Three speakers who are part of small nonprofit groups that meet in the municipal center encouraged the council not to charge a rental fee.

"If you go forward with this policy, we will have to try to find other spaces," said Tim Yao of Naperville, a volunteer for National Novel Writing Month, which takes place every November.

But council members pointed out that other governmental organizations, such as the Naperville Public Library, Naperville Park District, Naperville Unit District 203 and Indian Prairie Unit District 204 all charge rental fees. According to a memo from Deputy City Manager Marcie Schatz and Executive Assistant Reggie Lynch, those fees range between $21 and $60 per hour or up to $70 for a 3½-hour span.

The city might risk losing public support from groups that use its space if a fee were to be charged, speakers said.

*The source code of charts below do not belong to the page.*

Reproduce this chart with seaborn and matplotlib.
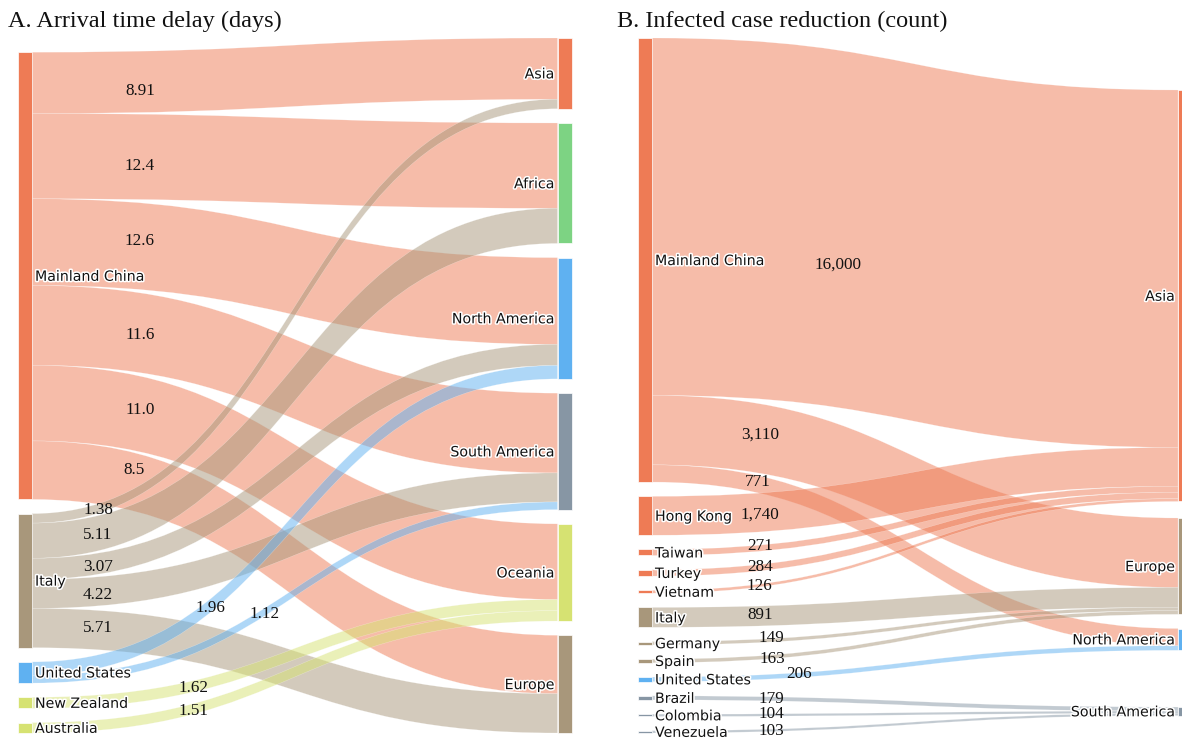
import numpy as np
import matplotlib
matplotlib.use("Agg")
import matplotlib.pyplot as plt
import matplotlib.patheffects as pe
from matplotlib.path import Path
from matplotlib.patches import PathPatch, Rectangle
import seaborn as sns

sns.set_theme(style="white")
plt.rcParams["font.family"] = ["DejaVu Sans"]

# ---------------- Panel A: arrival time delay (days) ----------------
a_sources = ["Mainland China", "Italy", "United States", "New Zealand", "Australia"]
a_targets = ["Asia", "Africa", "North America", "South America", "Oceania", "Europe"]
a_link_src = ["Mainland China"] * 6 + ["Italy"] * 5 + ["United States"] * 2 + ["New Zealand", "Australia"]
a_link_tgt = ["Asia", "Africa", "North America", "South America", "Oceania", "Europe",
              "Asia", "Africa", "North America", "South America", "Europe",
              "North America", "South America", "Oceania", "Oceania"]
a_link_val = [8.91, 12.4, 12.6, 11.6, 11.0, 8.5,
              1.38, 5.11, 3.07, 4.22, 5.71,
              1.96, 1.12, 1.62, 1.51]
a_link_text = ["8.91", "12.4", "12.6", "11.6", "11.0", "8.5",
               "1.38", "5.11", "3.07", "4.22", "5.71",
               "1.96", "1.12", "1.62", "1.51"]

# ---------------- Panel B: infected case reduction (count) ----------------
b_sources = ["Mainland China", "Hong Kong", "Taiwan", "Turkey", "Vietnam", "Italy",
             "Germany", "Spain", "United States", "Brazil", "Colombia", "Venezuela"]
b_targets = ["Asia", "Europe", "North America", "South America"]
b_link_src = ["Mainland China"] * 3 + ["Hong Kong", "Taiwan", "Turkey", "Vietnam",
                                       "Italy", "Germany", "Spain", "United States",
                                       "Brazil", "Colombia", "Venezuela"]
b_link_tgt = ["Asia", "Europe", "North America", "Asia", "Asia", "Asia", "Asia",
              "Europe", "Europe", "Europe", "North America",
              "South America", "South America", "South America"]
b_link_val = [16000, 3110, 771, 1740, 271, 284, 126, 891, 149, 163, 206, 179, 104, 103]
b_link_text = [f"{v:,}" for v in b_link_val]

# ---------------- colours ----------------
ORANGE, TAN, BLUE = "#EE7B55", "#A8977B", "#5FB1F1"
GREEN, SLATE, LIME = "#7DD383", "#8796A4", "#D6E272"
node_color = {
    "Mainland China": ORANGE, "Hong Kong": ORANGE, "Taiwan": ORANGE, "Turkey": ORANGE,
    "Vietnam": ORANGE, "Asia": ORANGE,
    "Italy": TAN, "Germany": TAN, "Spain": TAN, "Europe": TAN,
    "United States": BLUE, "North America": BLUE,
    "Brazil": SLATE, "Colombia": SLATE, "Venezuela": SLATE, "South America": SLATE,
    "Africa": GREEN,
    "New Zealand": LIME, "Australia": LIME, "Oceania": LIME,
}

FIG_W, FIG_H = 1182, 738
fig = plt.figure(figsize=(FIG_W / 100, FIG_H / 100), dpi=100)
ax = fig.add_axes([0, 0, 1, 1])
ax.set_xlim(0, FIG_W)
ax.set_ylim(FIG_H, 0)
ax.axis("off")

SERIF = "Liberation Serif"
NODE_FS = 10.2
VAL_FS = 12.3
VAL_RISE = 5.8      # half digit height in px, so labels sit centred on their anchor
halo = [pe.withStroke(linewidth=2.2, foreground="white")]


def stack(heights, bottom, pad):
    """Tops of a column of nodes stacked upward so the last one ends at `bottom`."""
    total = sum(heights) + pad * (len(heights) - 1)
    tops, y = [], bottom - total
    for h in heights:
        tops.append(y)
        y += h + pad
    return tops


def bezier_u_for_xfrac(xf):
    u = np.linspace(0, 1, 2001)
    xs = 1.5 * u * (1 - u) + u ** 3
    return np.interp(xf, xs, u)


def draw_sankey(sources, targets, link_src, link_tgt, link_val, link_text,
                x_left, x_right, node_w, bottom, pad, scale,
                label_x, label_dy, right_tops=None):
    src_tot = {n: 0.0 for n in sources}
    tgt_tot = {n: 0.0 for n in targets}
    for s, t, v in zip(link_src, link_tgt, link_val):
        src_tot[s] += v
        tgt_tot[t] += v
    src_h = [src_tot[n] * scale for n in sources]
    tgt_h = [tgt_tot[n] * scale for n in targets]
    src_top = dict(zip(sources, stack(src_h, bottom, pad)))
    if right_tops is None:
        right_tops = stack(tgt_h, bottom, pad)
    tgt_top = dict(zip(targets, right_tops))

    # band offsets: source side in link order, target side ordered by source
    s_off = dict(src_top)
    bands = [None] * len(link_val)
    for i, (s, v) in enumerate(zip(link_src, link_val)):
        h = v * scale
        bands[i] = [s_off[s], s_off[s] + h, None, None]
        s_off[s] += h
    t_off = dict(tgt_top)
    order = sorted(range(len(link_val)),
                   key=lambda i: (sources.index(link_src[i]), i))
    for i in order:
        t = link_tgt[i]
        h = link_val[i] * scale
        bands[i][2], bands[i][3] = t_off[t], t_off[t] + h
        t_off[t] += h

    x0 = x_left + node_w
    x1 = x_right
    xm = (x0 + x1) / 2
    for i, (s0, s1, t0, t1) in enumerate(bands):
        verts = [(x0, s0), (xm, s0), (xm, t0), (x1, t0), (x1, t1),
                 (xm, t1), (xm, s1), (x0, s1), (x0, s0)]
        codes = [Path.MOVETO, Path.CURVE4, Path.CURVE4, Path.CURVE4, Path.LINETO,
                 Path.CURVE4, Path.CURVE4, Path.CURVE4, Path.CLOSEPOLY]
        ax.add_patch(PathPatch(Path(verts, codes), facecolor=node_color[link_src[i]],
                               alpha=0.5, edgecolor="white", lw=0.25, zorder=1))

    # nodes
    for n, h in zip(sources, src_h):
        ax.add_patch(Rectangle((x_left, src_top[n]), node_w, h, facecolor=node_color[n],
                               edgecolor="white", lw=0.5, zorder=3))
        ax.text(x0 + 3, src_top[n] + h / 2 + 5, n, fontsize=NODE_FS, ha="left",
                va="baseline", color="#111111", path_effects=halo, zorder=5)
    for n, h in zip(targets, tgt_h):
        ax.add_patch(Rectangle((x_right, tgt_top[n]), node_w, h, facecolor=node_color[n],
                               edgecolor="white", lw=0.5, zorder=3))
        ax.text(x_right - 3, tgt_top[n] + h / 2 + 5, n, fontsize=NODE_FS, ha="right",
                va="baseline", color="#111111", path_effects=halo, zorder=5)

    # value labels, placed on the centre line of each flow
    for i, (s0, s1, t0, t1) in enumerate(bands):
        lx = label_x[i]
        u = bezier_u_for_xfrac((lx - x0) / (x1 - x0))
        yf = 3 * u ** 2 - 2 * u ** 3
        cs, ct = (s0 + s1) / 2, (t0 + t1) / 2
        cy = cs + (ct - cs) * yf + label_dy[i]
        ax.text(lx, cy + VAL_RISE, link_text[i], fontsize=VAL_FS, family=SERIF,
                ha="center", va="baseline", color="#111111", zorder=4)


# Panel A layout
a_total = sum(a_link_val)
a_pad = 14.2
a_scale = (733 - 38 - a_pad * (len(a_targets) - 1)) / a_total
a_label_x = [140, 140, 140, 140, 140, 134, 98, 98, 98, 98, 98, 210, 265, 194, 194]
a_label_dy = [7.6, 7.4, -7, 0, -6, -14, 0, 0, 1, 2, -4, 0, 0, 0, 0]
draw_sankey(a_sources, a_targets, a_link_src, a_link_tgt, a_link_val, a_link_text,
            18, 557.5, 14, 733, a_pad, a_scale, a_label_x, a_label_dy)

# Panel B layout
b_total = sum(b_link_val)
b_pad = 14.25
b_scale = (733 - 38 - b_pad * (len(b_sources) - 1)) / b_total
b_label_x = [838, 760, 758, 760, 760, 760, 759, 760, 771, 772, 799, 771, 771, 771]
b_label_dy = [34, -5.7, -4, 0.7, -4, -2.5, -1.6, -3, -4, 0, -3, -2, -3, -1.4]
draw_sankey(b_sources, b_targets, b_link_src, b_link_tgt, b_link_val, b_link_text,
            638, 1178, 14, 733, b_pad, b_scale, b_label_x, b_label_dy,
            right_tops=[90, 518, 628.5, 707])

ax.text(8, 27.5, "A. Arrival time delay (days)", family=SERIF, fontsize=17.5,
        ha="left", va="baseline", color="#111111")
ax.text(617, 27.5, "B. Infected case reduction (count)", family=SERIF, fontsize=17.5,
        ha="left", va="baseline", color="#111111")

fig.savefig("out.png", dpi=100, facecolor="white")
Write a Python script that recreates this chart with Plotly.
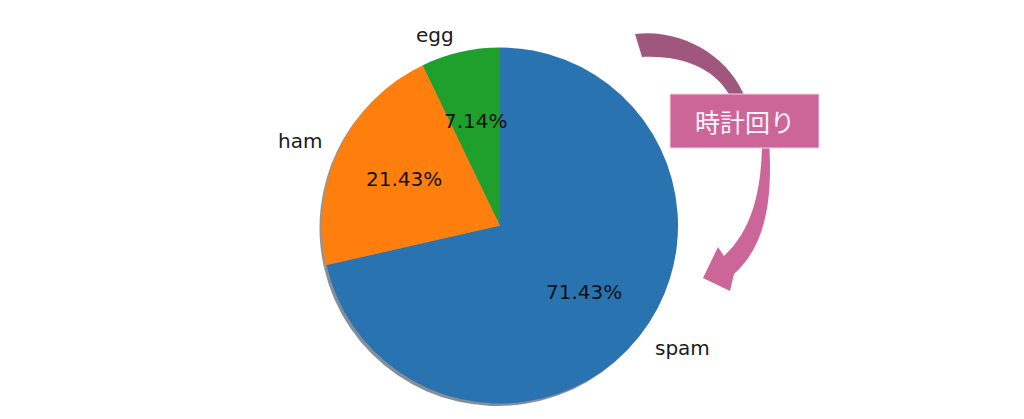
import numpy as np
import plotly.graph_objects as go

# pie data
labels = ["spam", "ham", "egg"]
values = [10, 3, 1]
colors = ["#2a73b1", "#ff7f0e", "#1fa02d"]
note_text = "時計回り"

W, H = 1024, 419
PAD = 8                       # page body margin of the browser
FW, FH = W - 2 * PAD, H - 2 * PAD
cx, cy, r = 500, 225.5, 178   # pie centre / radius in screen px
sh = 2.5                      # shadow offset

def dom(dx=0, dy=0):
    x0 = cx - r + dx - PAD
    y0 = (H - PAD) - (cy + r + dy)
    return dict(x=[x0 / FW, (x0 + 2 * r) / FW],
                y=[y0 / FH, (y0 + 2 * r) / FH])

def darker(c, f=0.3):
    c = c.lstrip("#")
    rgb = [int(int(c[i:i + 2], 16) * f) for i in (0, 2, 4)]
    return "rgb(%d,%d,%d)" % tuple(rgb)

fig = go.Figure()

# shadow like matplotlib's shadow=True
fig.add_trace(go.Pie(
    values=values, sort=False, direction="clockwise", rotation=0,
    marker=dict(colors=[darker(c) for c in colors]),
    opacity=0.5, textinfo="none", hoverinfo="skip", showlegend=False,
    domain=dom(-sh, sh),
))
fig.add_trace(go.Pie(
    labels=labels, values=values, sort=False, direction="clockwise", rotation=0,
    marker=dict(colors=colors), textinfo="none", showlegend=False,
    domain=dom(),
))

# labels (1.1 r) and percentages (0.6 r), matplotlib style
vals = np.array(values, dtype=float)
fr = vals / vals.sum()
ends = 90 - 360 * np.cumsum(fr)
mids = np.radians(ends + 180 * fr)
annotations = []
for lab, f, a in zip(labels, fr, mids):
    ux, uy = np.cos(a), np.sin(a)
    annotations.append(dict(
        x=cx + 1.1 * r * ux, y=cy - 1.1 * r * uy, xref="x", yref="y",
        text=lab, showarrow=False, xanchor="left" if ux > 0 else "right",
        yanchor="middle", font=dict(size=20, color="#1a1a1a")))
    annotations.append(dict(
        x=cx + 0.6 * r * ux, y=cy - 0.6 * r * uy, xref="x", yref="y",
        text="%.2f%%" % (f * 100), showarrow=False,
        xanchor="center", yanchor="middle", font=dict(size=20, color="#111111")))

annotations.append(dict(
    x=745, y=121, xref="x", yref="y", text=note_text, showarrow=False,
    font=dict(size=25, color="#fff4f9", family="Noto Sans CJK JP")))

shapes = [
    # upper (darker) part of the curved arrow
    dict(type="path", xref="x", yref="y", layer="above", line=dict(width=0),
         fillcolor="#a0577e",
         path="M 635,34 C 680,28 730,55 746,100 L 732,100 C 718,70 685,55 642,57 Z"),
    # lower part with head
    dict(type="path", xref="x", yref="y", layer="above", line=dict(width=0),
         fillcolor="#cc6699",
         path="M 762,140 L 769,140 C 773,200 766,245 734,274 L 730,291 L 703,278 "
              "L 718,247 L 724,256 C 750,232 762,195 762,140 Z"),
    dict(type="rect", xref="x", yref="y", layer="above",
         x0=670, x1=819, y0=94, y1=148,
         fillcolor="#cc6699", line=dict(color="#f3d3e2", width=1)),
]

fig.update_layout(
    width=FW, height=FH,
    margin=dict(l=0, r=0, t=0, b=0),
    paper_bgcolor="white", plot_bgcolor="rgba(0,0,0,0)",
    font=dict(family="DejaVu Sans"),
    xaxis=dict(range=[PAD, W - PAD], visible=False, domain=[0, 1], fixedrange=True),
    yaxis=dict(range=[H - PAD, PAD], visible=False, domain=[0, 1], fixedrange=True),
    annotations=annotations,
    shapes=shapes,
    showlegend=False,
)

fig.write_html("out.html")
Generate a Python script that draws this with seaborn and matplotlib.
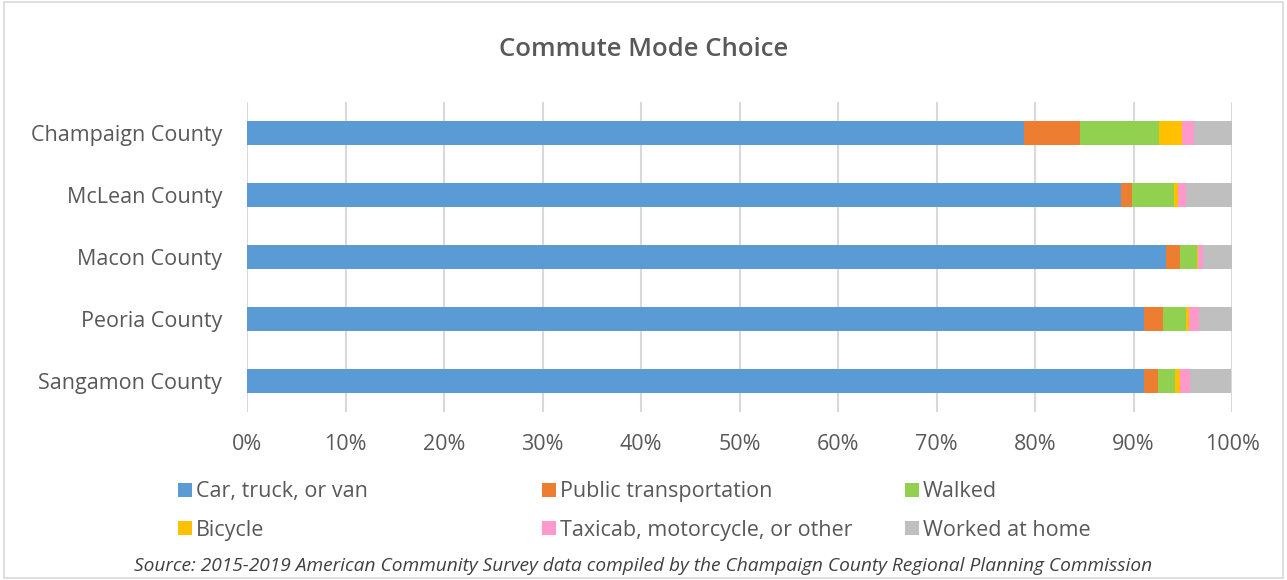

"The city, by supporting us, creates a lot of goodwill around everyone who comes here and knows of our organization," said Wayne Piccin with an Italian cultural group called Amici Club. "Our dues will not support paying even the small fee that you're talking about for the rental of the rooms."

                                                                                                                                                                                                                       
 

Chirico said there must be a middle ground between continuing to offer the spaces free and charging an amount that drives civic groups away and creates animosity.

"There's a solution someplace here," Chirico said. "I understand that we don't want to prevent people from being able to use this facility. But there's a reasonable argument from other taxpayers who say 'Why should my tax dollars be used to supplement a select group of people?'"

Council members will consider the rental fee proposal again during a future meeting.